The other night the Native Companion & I stopped into a wine bar in her neighborhood called Les Pages du Vin, planning to have a quiet glass of white wine while we decided what to do for dinner. I'd popped into this cave à manger a little over a year ago, shortly after they opened and shortly after I arrived in Paris. I remembered how nice the proprietors were. I also remembered being nevertheless kind of unimpressed with their selection of wine, which struck me, at the time, as being a little cold. This is a difficult concept to express. The other night while NC checked her watch I spent fifteen minutes glumly perusing bottles expressly designed to look like classic wine bottles -
- and trying to think of the French term for "slickness."

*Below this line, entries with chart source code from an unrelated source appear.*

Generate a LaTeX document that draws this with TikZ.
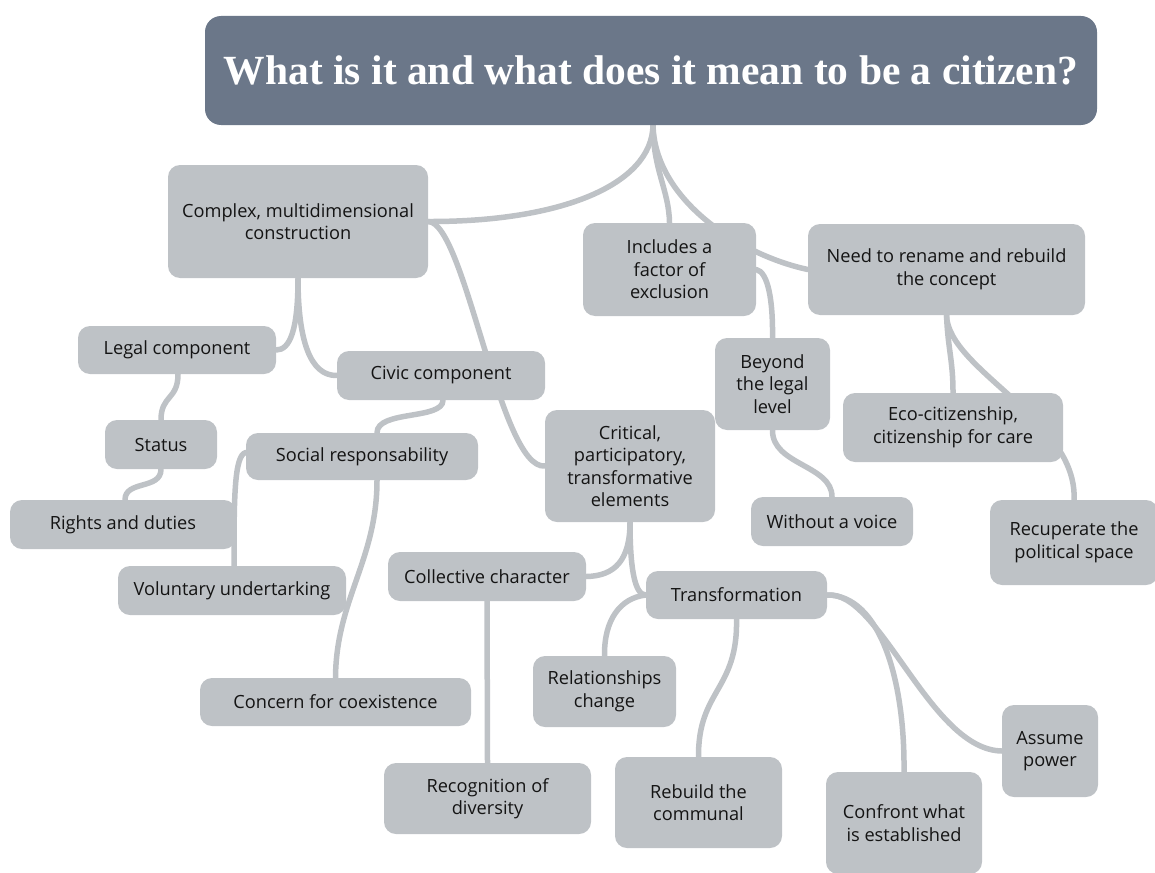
\documentclass[tikz,border=0pt]{standalone}
\usepackage{fontspec}
\setmainfont{Open Sans}
\newfontfamily\titlefont{Liberation Serif}
\usepackage{xcolor}
\usepackage{tikz}
\usetikzlibrary{backgrounds}

\definecolor{boxgrey}{HTML}{BEC2C6}
\definecolor{titleslate}{HTML}{6B7789}
\definecolor{inktext}{HTML}{141414}

\begin{document}
\begin{tikzpicture}[
    x=1pt, y=-1pt,
    every node/.style={font=\fontsize{18.2}{22.5}\selectfont, text=inktext},
    topic/.style={rectangle, fill=boxgrey, rounded corners=12pt, align=center, inner sep=0pt},
    maintopic/.style={rectangle, fill=titleslate, rounded corners=16pt, align=center, inner sep=0pt, text=white, font=\titlefont\bfseries\fontsize{41.5}{44}\selectfont},
    branch/.style={draw=boxgrey, line width=5.5pt, line cap=round}
]
\useasboundingbox (0,0) rectangle (1155,872);

% Central question
\node[maintopic, minimum width=892, minimum height=109] (title) at (651,70.5) {What is it and what does it mean to be a citizen?};

% Left branch - construction
\node[topic, minimum width=260, minimum height=113] (complex) at (298,221.5) {Complex, multidimensional\\construction};
\node[topic, minimum width=198, minimum height=48] (legal) at (177,350) {Legal component};
\node[topic, minimum width=208, minimum height=49] (civic) at (441,375.5) {Civic component};
\node[topic, minimum width=112, minimum height=49] (status) at (161,444.5) {Status};
\node[topic, minimum width=232, minimum height=47] (social) at (362,456.5) {Social responsability};
\node[topic, minimum width=226, minimum height=49] (rights) at (123,524.5) {Rights and duties};
\node[topic, minimum width=228, minimum height=49] (voluntary) at (232,590.5) {Voluntary undertarking};
\node[topic, minimum width=271, minimum height=48] (concern) at (335.5,702) {Concern for coexistence};

% Critical elements
\node[topic, minimum width=170, minimum height=112] (critical) at (630,466) {Critical,\\participatory,\\transformative\\elements};
\node[topic, minimum width=198, minimum height=49] (collective) at (487,576.5) {Collective character};
\node[topic, minimum width=207, minimum height=71] (recognition) at (487.5,798.5) {Recognition of\\diversity};
\node[topic, minimum width=181, minimum height=48] (transf) at (736.5,595) {Transformation};
\node[topic, minimum width=143, minimum height=71] (relations) at (604.5,691.5) {Relationships\\change};
\node[topic, minimum width=167, minimum height=91] (rebuild) at (698.5,802.5) {Rebuild the\\communal};
\node[topic, minimum width=156, minimum height=102] (confront) at (904,823) {Confront what\\is established};
\node[topic, minimum width=96, minimum height=92] (assume) at (1050,751) {Assume\\power};

% Right branch - exclusion and renaming
\node[topic, minimum width=173, minimum height=93] (includes) at (669.5,269.5) {Includes a\\factor of\\exclusion};
\node[topic, minimum width=277, minimum height=91] (rename) at (946.5,269.5) {Need to rename and rebuild\\the concept};
\node[topic, minimum width=115, minimum height=92] (beyond) at (772.5,384) {Beyond\\the legal\\level};
\node[topic, minimum width=162, minimum height=49] (voice) at (832,521.5) {Without a voice};
\node[topic, minimum width=220, minimum height=69] (eco) at (953,427.5) {Eco-citizenship,\\citizenship for care};
\node[topic, minimum width=168, minimum height=85] (recup) at (1074,542.5) {Recuperate the\\political space};

% Branches (behind the boxes)
\begin{pgfonlayer}{background}
\draw[branch] ([xshift=2pt]title.south) .. controls (652,185) and (560,222) .. (complex.east);
\draw[branch] ([xshift=2pt]title.south) .. controls (653,170) and (669,190) .. (includes.north);
\draw[branch] ([xshift=2pt]title.south) .. controls (655,200) and (740,255) .. (rename.west);
\draw[branch] (includes.east) .. controls (768,272) and (773,300) .. (beyond.north);
\draw[branch] (beyond.south) .. controls (772,465) and (832,465) .. (voice.north);
\draw[branch] (rename.south) .. controls (948,350) and (953,360) .. (eco.north);
\draw[branch] (rename.south) .. controls (948,370) and (1078,420) .. (recup.north);

\draw[branch] (complex.south) .. controls (298,330) and (290,350) .. (legal.east);
\draw[branch] (complex.south) .. controls (298,340) and (310,376) .. (civic.west);
\draw[branch] (complex.east) .. controls (465,222) and (500,470) .. (critical.west);
\draw[branch] ([xshift=1pt]legal.south) .. controls (178,400) and (161,395) .. (status.north);
\draw[branch] (status.south) .. controls (161,490) and (125,480) .. ([xshift=2pt]rights.north);
\draw[branch] ([xshift=2pt]civic.south) .. controls (443,420) and (377,410) .. ([xshift=15pt]social.north);
\draw[branch] ([yshift=4pt]social.west) .. controls (234,455) and (234,500) .. ([xshift=2pt]voluntary.north);
\draw[branch] ([xshift=15pt]social.south) .. controls (377,560) and (336,600) .. (concern.north);

\draw[branch] (critical.south) .. controls (630,560) and (615,576) .. (collective.east);
\draw[branch] (critical.south) .. controls (630,570) and (635,595) .. (transf.west);
\draw[branch] (collective.south) -- (recognition.north);
\draw[branch] (transf.west) .. controls (620,598) and (604,620) .. (relations.north);
\draw[branch] (transf.south) .. controls (738,690) and (698,690) .. (rebuild.north);
\draw[branch] (transf.east) .. controls (880,595) and (905,680) .. (confront.north);
\draw[branch] (transf.east) .. controls (880,590) and (930,750) .. (assume.west);
\end{pgfonlayer}

\end{tikzpicture}
\end{document}
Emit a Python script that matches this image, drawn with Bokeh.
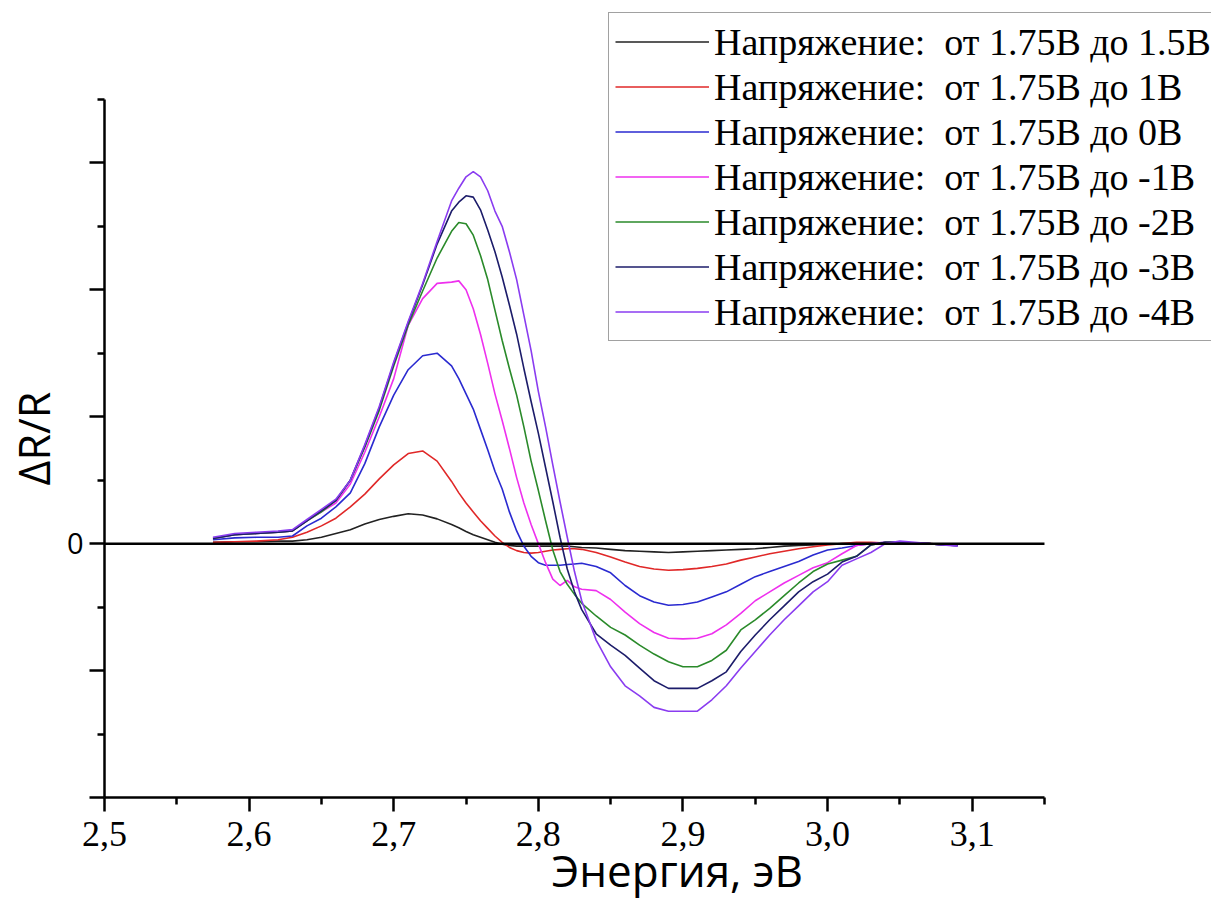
from bokeh.plotting import figure
from bokeh.models import (FixedTicker, Legend, LegendItem, Range1d, Title)
from bokeh.embed import file_html
from bokeh.resources import INLINE

# ---------------- data ----------------
energy = [2.575, 2.59, 2.605, 2.62, 2.63, 2.64, 2.65, 2.66, 2.67, 2.68,
          2.69, 2.70, 2.71, 2.72, 2.73, 2.74, 2.745, 2.75, 2.755, 2.76,
          2.765, 2.77, 2.775, 2.78, 2.785, 2.79, 2.795, 2.80, 2.805, 2.81,
          2.815, 2.82, 2.825, 2.83, 2.84, 2.85, 2.86, 2.87, 2.88, 2.89,
          2.90, 2.91, 2.92, 2.93, 2.94, 2.95, 2.96, 2.97, 2.98, 2.99,
          3.00, 3.01, 3.02, 3.03, 3.04, 3.05, 3.06, 3.07, 3.08, 3.09]

dr_to_1_5 = [0.01, 0.015, 0.015, 0.02, 0.02, 0.03, 0.05, 0.08, 0.11, 0.155,
             0.19, 0.215, 0.235, 0.225, 0.195, 0.15, 0.125, 0.095, 0.07, 0.05,
             0.03, 0.01, -0.005, -0.015, -0.02, -0.02, -0.02, -0.02, -0.02, -0.02,
             -0.02, -0.02, -0.025, -0.03, -0.035, -0.045, -0.055, -0.06, -0.065, -0.07,
             -0.065, -0.06, -0.055, -0.05, -0.045, -0.04, -0.03, -0.02, -0.015, -0.01,
             -0.005, 0.0, 0.0, 0.005, 0.005, 0.0, 0.0, 0.0, -0.005, -0.01]

dr_to_1 = [0.01, 0.015, 0.02, 0.03, 0.05, 0.09, 0.14, 0.2, 0.29, 0.39,
           0.51, 0.62, 0.71, 0.73, 0.65, 0.49, 0.40, 0.32, 0.25, 0.18,
           0.12, 0.06, 0.01, -0.03, -0.055, -0.07, -0.075, -0.07, -0.06, -0.05,
           -0.045, -0.04, -0.04, -0.045, -0.07, -0.105, -0.145, -0.18, -0.2, -0.21,
           -0.205, -0.195, -0.18, -0.16, -0.13, -0.105, -0.08, -0.06, -0.04, -0.025,
           -0.01, 0.0, 0.01, 0.01, 0.005, 0.005, 0.0, 0.0, -0.005, -0.01]

dr_to_0 = [0.03, 0.045, 0.05, 0.05, 0.06, 0.14, 0.2, 0.29, 0.4, 0.63,
           0.92, 1.17, 1.37, 1.48, 1.50, 1.40, 1.30, 1.18, 1.06, 0.90,
           0.74, 0.57, 0.43, 0.25, 0.1, -0.02, -0.1, -0.15, -0.17, -0.17,
           -0.17, -0.165, -0.16, -0.155, -0.18, -0.23, -0.33, -0.41, -0.46, -0.485,
           -0.48, -0.46, -0.42, -0.38, -0.32, -0.26, -0.22, -0.18, -0.14, -0.09,
           -0.05, -0.035, -0.015, 0.0, 0.01, 0.01, 0.005, 0.0, -0.01, -0.015]

dr_to_m1 = [0.04, 0.07, 0.08, 0.09, 0.1, 0.18, 0.25, 0.32, 0.47, 0.72,
            1.0, 1.30, 1.72, 1.93, 2.05, 2.06, 2.07, 2.0, 1.85, 1.65,
            1.42, 1.18, 0.97, 0.75, 0.52, 0.32, 0.15, 0.0, -0.15, -0.28,
            -0.33, -0.29, -0.34, -0.36, -0.37, -0.44, -0.54, -0.63, -0.70, -0.745,
            -0.75, -0.745, -0.71, -0.64, -0.55, -0.45, -0.38, -0.31, -0.25, -0.19,
            -0.15, -0.08, -0.015, 0.0, 0.01, 0.01, 0.0, 0.0, -0.01, -0.015]

dr_to_m2 = [0.04, 0.07, 0.08, 0.09, 0.1, 0.18, 0.25, 0.34, 0.5, 0.76,
            1.05, 1.4, 1.72, 1.99, 2.25, 2.46, 2.53, 2.52, 2.43, 2.27,
            2.08, 1.84, 1.6, 1.38, 1.17, 0.92, 0.65, 0.42, 0.18, -0.05,
            -0.22, -0.32, -0.40, -0.47, -0.57, -0.66, -0.72, -0.80, -0.87, -0.93,
            -0.97, -0.97, -0.92, -0.84, -0.68, -0.60, -0.51, -0.41, -0.31, -0.22,
            -0.16, -0.13, -0.1, -0.01, 0.01, 0.01, 0.005, 0.0, -0.01, -0.015]

dr_to_m3 = [0.04, 0.07, 0.08, 0.09, 0.1, 0.18, 0.26, 0.34, 0.5, 0.77,
            1.07, 1.42, 1.74, 2.04, 2.36, 2.62, 2.69, 2.74, 2.73, 2.63,
            2.47, 2.30, 2.1, 1.88, 1.65, 1.38, 1.12, 0.87, 0.6, 0.33,
            0.05, -0.2, -0.38, -0.52, -0.71, -0.80, -0.88, -0.98, -1.08, -1.14,
            -1.14, -1.14, -1.08, -1.01, -0.85, -0.72, -0.60, -0.49, -0.38, -0.30,
            -0.24, -0.145, -0.1, -0.01, 0.01, 0.01, 0.005, 0.0, -0.01, -0.015]

dr_to_m4 = [0.05, 0.08, 0.09, 0.1, 0.11, 0.19, 0.27, 0.35, 0.5, 0.78,
            1.08, 1.43, 1.75, 2.05, 2.38, 2.7, 2.80, 2.89, 2.93, 2.89,
            2.78, 2.62, 2.5, 2.3, 2.08, 1.8, 1.52, 1.2, 0.92, 0.62,
            0.33, 0.05, -0.22, -0.45, -0.76, -0.97, -1.12, -1.20, -1.29, -1.32,
            -1.32, -1.32, -1.23, -1.12, -0.98, -0.85, -0.72, -0.60, -0.49, -0.38,
            -0.30, -0.17, -0.12, -0.07, 0.0, 0.02, 0.01, 0.0, -0.01, -0.02]

series_values = [dr_to_1_5, dr_to_1, dr_to_0, dr_to_m1, dr_to_m2, dr_to_m3, dr_to_m4]
series_labels = ["Напряжение:  от 1.75В до 1.5В",
                 "Напряжение:  от 1.75В до 1В",
                 "Напряжение:  от 1.75В до 0В",
                 "Напряжение:  от 1.75В до -1В",
                 "Напряжение:  от 1.75В до -2В",
                 "Напряжение:  от 1.75В до -3В",
                 "Напряжение:  от 1.75В до -4В"]
series_colors = ["#222222", "#e02828", "#2a2ad0", "#ee30ee", "#2a8a2a", "#1c1c6a", "#8a3cf0"]

x_bounds = (2.5, 3.15)
y_bounds = (-2.0, 3.5)
x_ticks = [2.5, 2.6, 2.7, 2.8, 2.9, 3.0, 3.1]
x_tick_labels = ["2,5", "2,6", "2,7", "2,8", "2,9", "3,0", "3,1"]
x_minor = [2.55, 2.65, 2.75, 2.85, 2.95, 3.05, 3.15]
y_ticks = [-2, -1, 0, 1, 2, 3]
y_tick_labels = ["", "", "0", "", "", ""]
y_minor = [-1.5, -0.5, 0.5, 1.5, 2.5, 3.5]

x_title = "Энергия, эВ"
y_title = "ΔR/R"

# ---------------- figure ----------------
p = figure(width=1211, height=909, output_backend="svg", toolbar_location=None,
           x_range=Range1d(2.5, 3.2655), y_range=Range1d(-2, 4.2),
           min_border_left=101, min_border_right=0,
           min_border_top=10, min_border_bottom=112)
p.grid.visible = False
p.outline_line_color = None
p.background_fill_color = "white"
p.border_fill_color = "white"

renderers = []
for vals, col in zip(series_values, series_colors):
    r = p.line(energy, vals, line_color=col, line_width=1.6)
    renderers.append(r)

# zero baseline across the axis extent
p.line(list(x_bounds), [0, 0], line_color="black", line_width=2.5)


def overrides(ticks, labels):
    d = {}
    for t, lab in zip(ticks, labels):
        d[float(t)] = lab
        d[str(t)] = lab
    return d


xa = p.xaxis[0]
xa.bounds = x_bounds
xa.ticker = FixedTicker(ticks=x_ticks, minor_ticks=x_minor)
xa.major_label_overrides = overrides(x_ticks, x_tick_labels)
xa.axis_line_width = 2.5
xa.major_tick_line_width = 2.5
xa.minor_tick_line_width = 2.5
xa.major_tick_out = 14
xa.major_tick_in = 0
xa.minor_tick_out = 7
xa.minor_tick_in = 0
xa.major_label_text_font = "Liberation Serif"
xa.major_label_text_font_size = "36px"
xa.major_label_text_font_style = "normal"
xa.major_label_text_color = "black"
xa.major_label_standoff = 10

ya = p.yaxis[0]
ya.bounds = y_bounds
ya.ticker = FixedTicker(ticks=y_ticks, minor_ticks=y_minor)
ya.major_label_overrides = overrides(y_ticks, y_tick_labels)
ya.axis_line_width = 2.5
ya.major_tick_line_width = 2.5
ya.minor_tick_line_width = 2.5
ya.major_tick_out = 15
ya.major_tick_in = 0
ya.minor_tick_out = 7
ya.minor_tick_in = 0
ya.major_label_text_font = "Open Sans"
ya.major_label_text_font_size = "29px"
ya.major_label_text_font_style = "normal"
ya.major_label_text_color = "black"
ya.major_label_standoff = 6

p.add_layout(Title(text=x_title, align="left", offset=447, standoff=-21,
                   text_font="Open Sans", text_font_size="44px",
                   text_font_style="normal", text_color="black"), "below")
p.add_layout(Title(text=y_title, align="left", offset=312, standoff=2,
                   text_font="Open Sans", text_font_size="43px",
                   text_font_style="normal", text_color="black"), "left")

items = [LegendItem(label=lab, renderers=[r]) for lab, r in zip(series_labels, renderers)]
legend = Legend(items=items, location=(504, 456))
legend.label_text_font = "Liberation Serif"
legend.label_text_font_size = "38px"
legend.label_text_color = "black"
legend.label_height = 45
legend.glyph_height = 45
legend.glyph_width = 94
legend.label_width = 500
legend.label_standoff = 5
legend.spacing = 0
legend.padding = 6
legend.margin = 0
legend.border_line_color = "#444444"
legend.border_line_width = 1.5
legend.background_fill_color = "white"
legend.background_fill_alpha = 1.0
p.add_layout(legend)

open("out.html", "w").write(file_html(p, INLINE))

When the owner arrived to help me with my selection, I wanted to ask him, "Do you have anything a little less obvious?" When I enter a cave I want to see more than just the bold-names of the French wine world - Bordeaux, Burgundy, Rhone, Champagne, etc. I want some weird little oddities made of loser Loire grapes like Cot and Pineau d'Aunis, I want Vin de Tables with puns for names and étiquettes hand drawn by the vigneron's niece, I want to see horizontal bottles with whole sandbars of sediment lining the body and neck. A little unprofessionalism, please! Saving the schpiel for this blog, I lumped for a kind of uninspired-looking 2008 Petit Chablis from Domaine du Chardonnay:
Image swiped from www.domaine-du-chardonnay.fr. |
(I know. Honestly if I were stocking a cave this wine would be out of the running on the grounds of the name alone. I don't care if the grape Chardonnay derived its name from a village called Chardonnay that in turn derived its name from Chard, the vegetable. To sell a Chablis, a Chardonnay, made by the Domaine of Chardonnay, is foreheadslappingly facile. I would feel like a chapter in Wine For Dummies. Further research revealed that Domaine du Chardonnay is not located in Chardonnay, it's two hours away and was founded in 1987. So they have no excuse for such a pandering, export-market-driven domaine name.)
We sat down in their little salle in the back of the cave. I should say that I like the collection of wine trivia games (they have board games for this kind of thing here, it's fantastic) and that under normal circumstances I could envision the rear salle as a nice place to hang out. However last night there was a rowdy table of charcuterie-scarfers right next to us and the acoustics were a little bit Glastonbury. We had a glass each of Petit Chablis for Dummies and left.
And the wine, what about the wine? I have to confess it didn't even begin to show any character until several hours later when I drank it warm with some Vietnamese take-out watching Twin Peaks. By then it was fine. Overpriced at 13,5eu, however: just a plain Petit Chablis, sturdy but unambitious. At a stretch I could detect some fennel notes, but a faint ammoniacal* finish was much more prominent.
*Yes, I know the term is more associated with Sauvignons. But Chablis, even Petit Chablis, springs from roughly the same soil types (Kimmeridgian limestone and Portlandian limestone). But then, I'd suspect you could also get that flavor from sloppy winemaking.
44, rue Boulangers
75005 PARIS
Tel: 01 55 42 96 63
Metro: Cardinal Lemoine
Map
Map
Closed Mondays.
Really not a bad place. The meats looked great. We just have very different ideas about wine.